3 Before the visit of Vice-President of the European Commission, Josep Borrell, a document was leaked from a briefing with Macedonian citizens’ associations, according to which senior diplomats from the EU noted that “the high political and institutional corruption is becoming more evident”.

Good morning, Brussels. Everything you tell us is true. The fact there is corruption. The fact we need to strengthen the rule of law. The fact that despite the EU has poured several millions of euros into the county, the citizens’ support for the EU is declining.

It took you this long to notice that there is “high political and institutional corruption”? Well, a large part of the blame for that political and institutional corruption also goes to the EU leaders. This period reminds me of 2008, when Greece vetoed our integration into NATO and when Nikola Gruevski thought to himself: Whatever we do, we won’t join NATO until we change the name, so let’s get down to stealing and getting rich.
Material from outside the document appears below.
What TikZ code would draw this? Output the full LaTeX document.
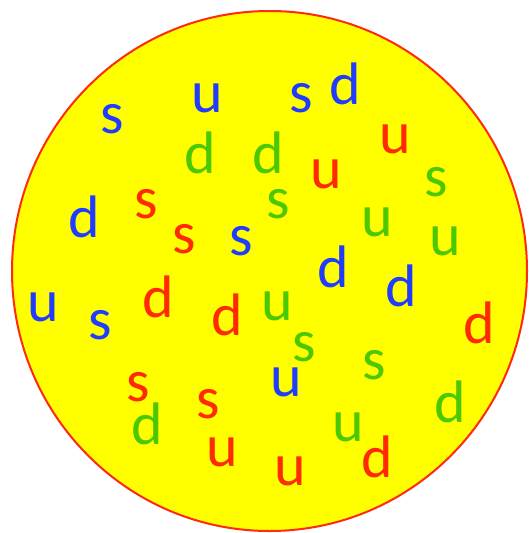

First, we lost a whole year listening to Merkel and Macron and all the other popular and forgotten European administrators saying we should change our name. We then lost two years while the EU was making up excuses about why they deceived us and why they didn’t fulfil the obligations they undertook after the Prespa Agreement – not this summit, perhaps the next one, then a new enlargement methodology, and then let’s wait for these elections to be over… Now we’re wasting a third year dealing with Bulgaria’s veto. We’re overcoming the obstacles that the European Union itself set for us the moment it got on the same wavelength with Bulgaria and accepted the discussion of whether we are Macedonians, when we became Macedonians and whether our language is Macedonian. Citizens’ support for the EU is declining because behind the EU’s face Macedonians see Rumen Radev, who tells them that they don’t exist.

European diplomats point to political corruption and impunity, but that corruption didn’t bother them when they had to secure a majority to change the Constitution by adding the suffix “North” in the name, so several MPs were pardoned for very serious crimes, and some were even rewarded. They demand an efficient judiciary and prosecution and investigations into high-profile corruption. Great. We demand the same. However, would the Prosecutor’s Office dare prosecute a politician for corruption when they’re expected to change the Constitution one of these days?

Before Borell’s visit, diplomats at the informal briefing advised the civil society organizations to let the public know that “fulfilling the necessary requirements and conditions is part of the negotiating framework with the European Commission, not with an EU member state”.

In other words – don’t be mad at Bulgaria, be mad at the entire European Union for blocking the country’s development for three years just because you are Macedonians who speak Macedonian.

Meanwhile, Macedonia is given a deadline until November to deliver the constitutional amendments in order to start the negotiations in practice. However the EU can’t give itself a deadline for how long the negotiations would last, so Eurobureaucrats told Macedonian journalists in Brussels that the Government in Skopje should be more realistic in setting the deadlines by which we’d join the EU.

In other words – put Bulgarians in your Constitution, and we’ll see if we’ll ever accept you in the EU.